There are a lot of people out there saying this same thing one way or another. Another something I recommend along these lines is Tony Kushner's essay With A Little Help From My Friends (published in this book, and also as an afterword in some editions of Angels In America), in which he takes a big ol' sledgehammer to what he sees as the capitalistic American fetish for the image of the artist as an individual who does something all by coself because co is the brilliant one. I first read this when I was seventeen, and it's kind of still in the process of blowing my mind. Admittedly, I'm still mighty susceptible to the notion that I do the stuff I do, me me me me me myself. But I don't. If I'm being good, I "show up for my part of the job," like Ms. Gilbert says. That's all I can do. Record and refine. That's what I control. Any brilliance I get to partake of will come from without -- not just from these mystical creatures Gilbert suggests we might try believing in as an experiment in staying sane, but from intimates, acquaintances, every teacher from kindergarten to university, artists and writers and performers who've had a knack for tugging and squishing my internal organs around in helpful-if-sometimes-painful ways, strangers overheard on buses and in restaurants and on the radio, et cetera et cetera et cetera. A few months ago, sputtering in rewrites of a particular script, some inexplicably sane part of me (again, probably more of an external force) grabbed a pen and started writing down the various contributions people other than myself had made -- knowingly or otherwise -- to the play thus far. By the time I'd filled two pages with clear influences I could think of off the top of my head I was feeling a lot less sputtery -- because the task wasn't so monumental and lonely as all that. That was just something I told myself for the sake of feeling important (which is something I like to do sometimes, although I can't really explain why). Really, I had two pages of collaborators who, whether they knew it or not (some of them were strangers and some of them were dead), had contributed in their own little and big ways, and my job, although not little, was far from undoable. My only job was to write things down. Recording and refining. Doing my duty.
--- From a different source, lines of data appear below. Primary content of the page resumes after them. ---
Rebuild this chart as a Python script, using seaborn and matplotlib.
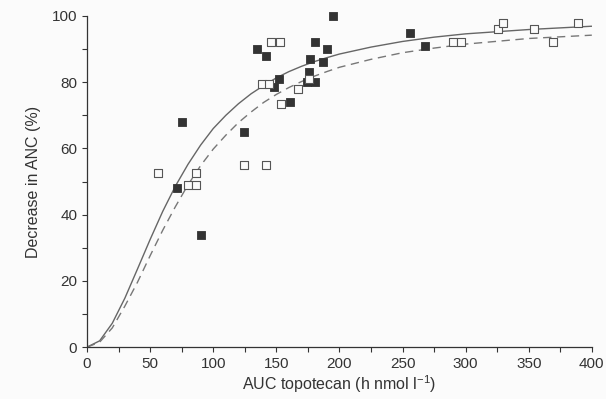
from matplotlib import pyplot as plt
import seaborn as sns
import pandas as pd

# filled squares
filled_auc = [195, 135, 75, 142, 181, 190, 177, 187, 176, 174, 181, 152, 148, 161, 256, 268, 124, 71, 90]
filled_anc = [100, 90, 68, 88, 92, 90, 87, 86, 83, 80, 80, 81, 78.5, 74, 95, 91, 65, 48, 34]

# open squares
open_auc = [146, 153, 176, 139, 144, 167, 154, 290, 296, 326, 330, 354, 369, 389, 56, 86, 124, 142, 80, 86]
open_anc = [92, 92, 81, 79.5, 79.5, 78, 73.5, 92, 92, 96, 98, 96, 92, 98, 52.5, 52.5, 55, 55, 49, 49]

# fitted curves
curve_auc = [0, 10, 20, 30, 40, 50, 60, 70, 80, 90, 100, 110, 120, 130, 140, 150, 160, 170,
             180, 190, 200, 225, 250, 275, 300, 350, 400]
solid_anc = [0, 1.9, 7.2, 14.8, 23.6, 32.5, 41, 48.6, 55.2, 61, 66, 70, 73.5, 76.5, 79, 81.3,
             83.2, 84.8, 86.2, 87.4, 88.5, 90.6, 92.3, 93.6, 94.6, 95.9, 96.9]
dashed_anc = [0, 1.5, 5.8, 12.4, 19.6, 27.6, 35.3, 42.4, 49, 54.8, 59.8, 64, 67.8, 71, 73.9,
              76.3, 78.4, 80.2, 81.8, 83.2, 84.5, 86.9, 88.9, 90.3, 91.5, 93.2, 94.2]

sns.set_style('ticks')
plt.rcParams['font.family'] = ['Liberation Sans', 'DejaVu Sans']
plt.rcParams['mathtext.default'] = 'regular'

ink = '#333333'
fig = plt.figure(figsize=(6.06, 3.99), dpi=100, facecolor='#fbfbfb')
ax = fig.add_axes([0.1436, 0.13, 0.833, 0.83])
ax.set_facecolor('#fbfbfb')

curves = pd.DataFrame({'auc': curve_auc, 'solid': solid_anc, 'dashed': dashed_anc})
sns.lineplot(data=curves, x='auc', y='solid', ax=ax, color='#666666', lw=1.0)
sns.lineplot(data=curves, x='auc', y='dashed', ax=ax, color='#777777', lw=1.0,
             linestyle=(0, (6, 4)))

sns.scatterplot(x=filled_auc, y=filled_anc, ax=ax, marker='s', s=30, color=ink,
                edgecolor=ink, linewidth=0.6, zorder=3, clip_on=False)
sns.scatterplot(x=open_auc, y=open_anc, ax=ax, marker='s', s=30, facecolor='#fbfbfb',
                edgecolor='#555555', linewidth=0.8, zorder=3, clip_on=False)

ax.set_xlim(0, 400)
ax.set_ylim(0, 100)
ax.set_xticks(range(0, 401, 50))
ax.set_xticks(range(0, 401, 25), minor=True)
ax.set_yticks(range(0, 101, 20))
ax.set_yticks(range(0, 101, 10), minor=True)
ax.tick_params(colors=ink, labelsize=11, length=3.5, width=0.8)
ax.tick_params(which='minor', length=3.5, width=0.8, color=ink)
for s in ['top', 'right']:
    ax.spines[s].set_visible(False)
for s in ['left', 'bottom']:
    ax.spines[s].set_color(ink)
    ax.spines[s].set_linewidth(0.9)

ax.set_xlabel(r'AUC topotecan (h nmol l$^{-1}$)', fontsize=11.5, color=ink, labelpad=2)
ax.set_ylabel('Decrease in ANC (%)', fontsize=11.5, color=ink, labelpad=8)

plt.savefig('out.png', dpi=100, facecolor=fig.get_facecolor())
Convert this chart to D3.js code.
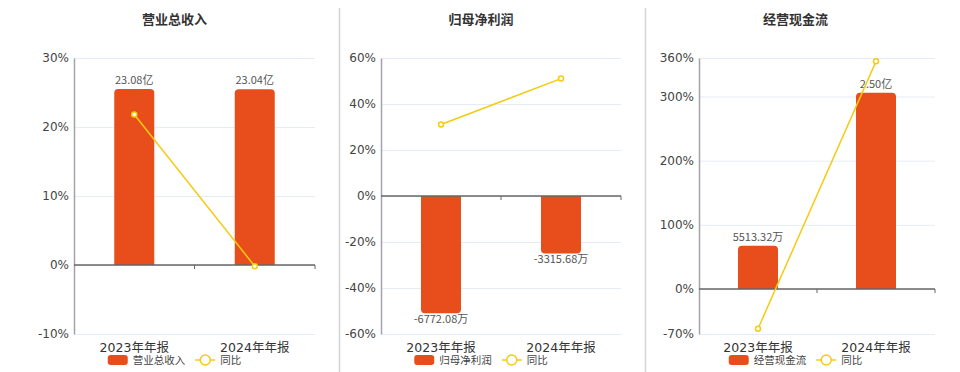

That script was the last thing I finished. It was a couple of months ago, and as I believed I've mentioned here since, that's abitfuckingterrifying. I'm not Elizabeth Gilbert with her freakish successofabook; the play hasn't even done the bare minimum of what a play is supposed to do yet -- but nonetheless, I have gotten this story down, more-or-less as I'd like to see it, and what if it was my last one? I've kind of been muttering that to myself in all those muttery moments one has in a day, pretty much every day since I released it into the wild (by which I mean, you know, Toronto). And that's stupid. Because of course I don't have any more stories in me. I'm not supposed to. That's not where stories come from. Who the hell do I think I am, anyhow?

More Life,

P.S. - It's me-asking-you-a-question time, remember?

P.P.S. - (That wasn't the question. The question is coming.)

P.P.P.S. - What dead stranger has exerted the greatest influence on you?

1 comment:

Ray MacLeod said...

You're blogs are so much longer then mine and more interesting.. Mine are just pants, shoes, shoes, clothes, shoes :)

Glad you got to go to Arlo Guthrie! It must have been awesome!